Esse debate é aprofundado em artigo publicado na HSM Management por Rennan Vilar, Diretor de Pessoas e Cultura do Grupo TODOS Internacional, que analisa como o uso indiscriminado do conceito de ownership tem transferido para o colaborador o peso do sucesso e do fracasso, sem a devida contrapartida em estrutura, clareza e suporte organizacional.

Quando autonomia vira abandono

O incentivo à autonomia deixa de ser saudável quando passa a substituir a liderança. Em muitas organizações, o discurso do protagonismo vem acompanhado de metas pouco claras, decisões descentralizadas sem alinhamento e baixa disponibilidade de apoio. O profissional é estimulado a “agir como dono”, mas não participa das decisões estratégicas nem controla variáveis críticas do negócio.

Esse desalinhamento gera responsabilização excessiva. Colaboradores passam a se sentir culpados por resultados que fogem à sua alçada, evitam pedir ajuda por receio de parecerem pouco comprometidos e operam sob tensão constante. Quando autonomia não vem acompanhada de estrutura, processos e liderança presente, ela deixa de fortalecer a cultura e passa a corroer a confiança e a segurança psicológica das equipes.

O custo invisível do excesso de ownership

O artigo alerta que esse modelo se torna ainda mais crítico em um contexto de aumento dos afastamentos por questões de saúde mental no Brasil. Vender protagonismo sem oferecer suporte não apenas compromete resultados, como expõe as pessoas a um nível de pressão incompatível com uma gestão responsável.

Protagonismo sustentável exige fronteiras claras. Cabe à organização definir prioridades, prover estrutura e assumir os riscos que lhe pertencem. Cabe ao profissional atuar com autonomia dentro desse sistema, não compensar suas falhas.

Responsabilidade compartilhada não é responsabilidade diluída

Na conclusão, Rennan Vilar reforça que a pergunta central não é se devemos incentivar mentalidade de dono, mas se o ambiente criado permite que essa mentalidade exista sem adoecer as pessoas.
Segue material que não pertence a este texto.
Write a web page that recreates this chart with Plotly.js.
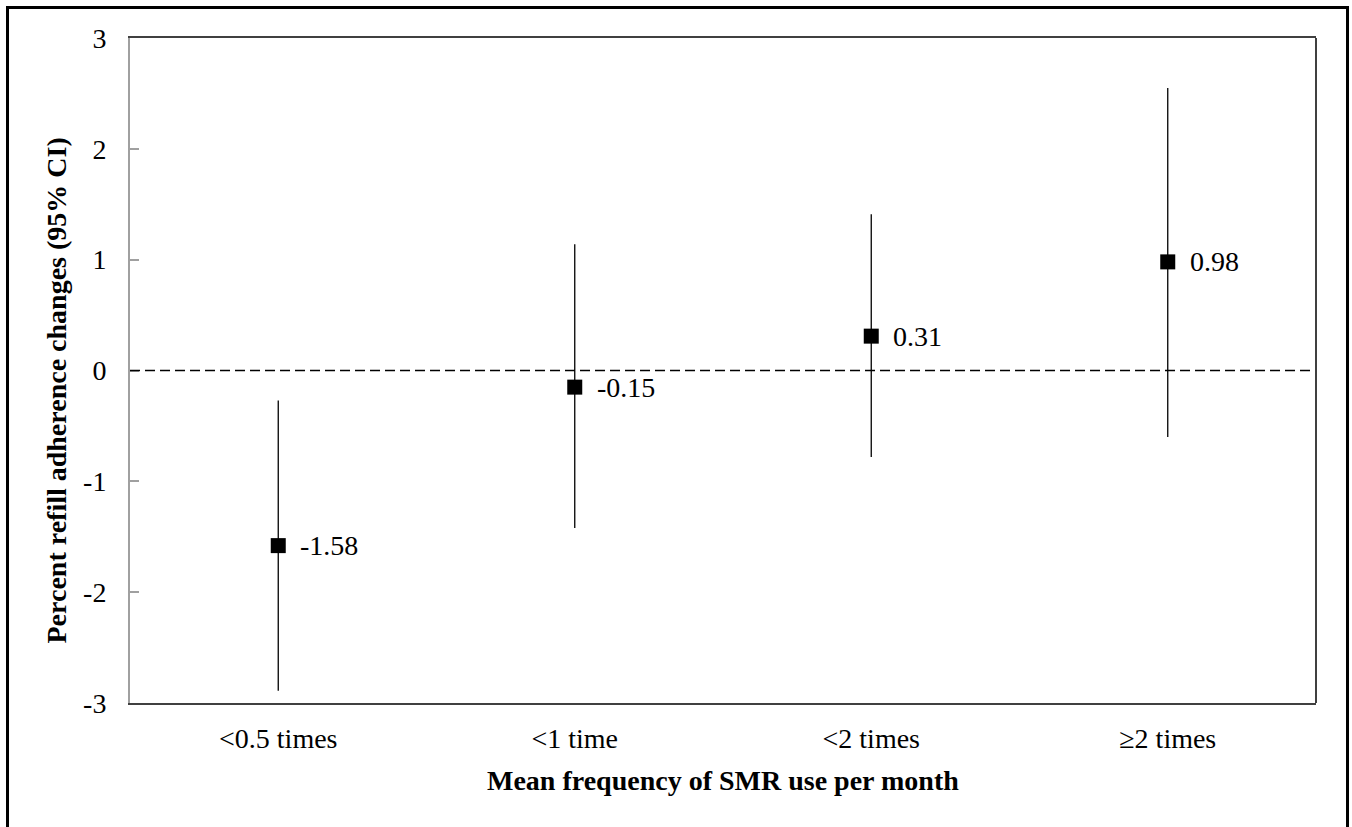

Culturas maduras são aquelas em que cada parte sabe exatamente o que é sua responsabilidade e o que não é.

Empresas não precisam de profissionais que se sintam donos de tudo. Precisam de lideranças presentes, estruturas funcionais e clareza de governança. Quando todos são chamados de donos sem que o poder e a responsabilidade sejam realmente compartilhados, o resultado é simples, ninguém responde por nada.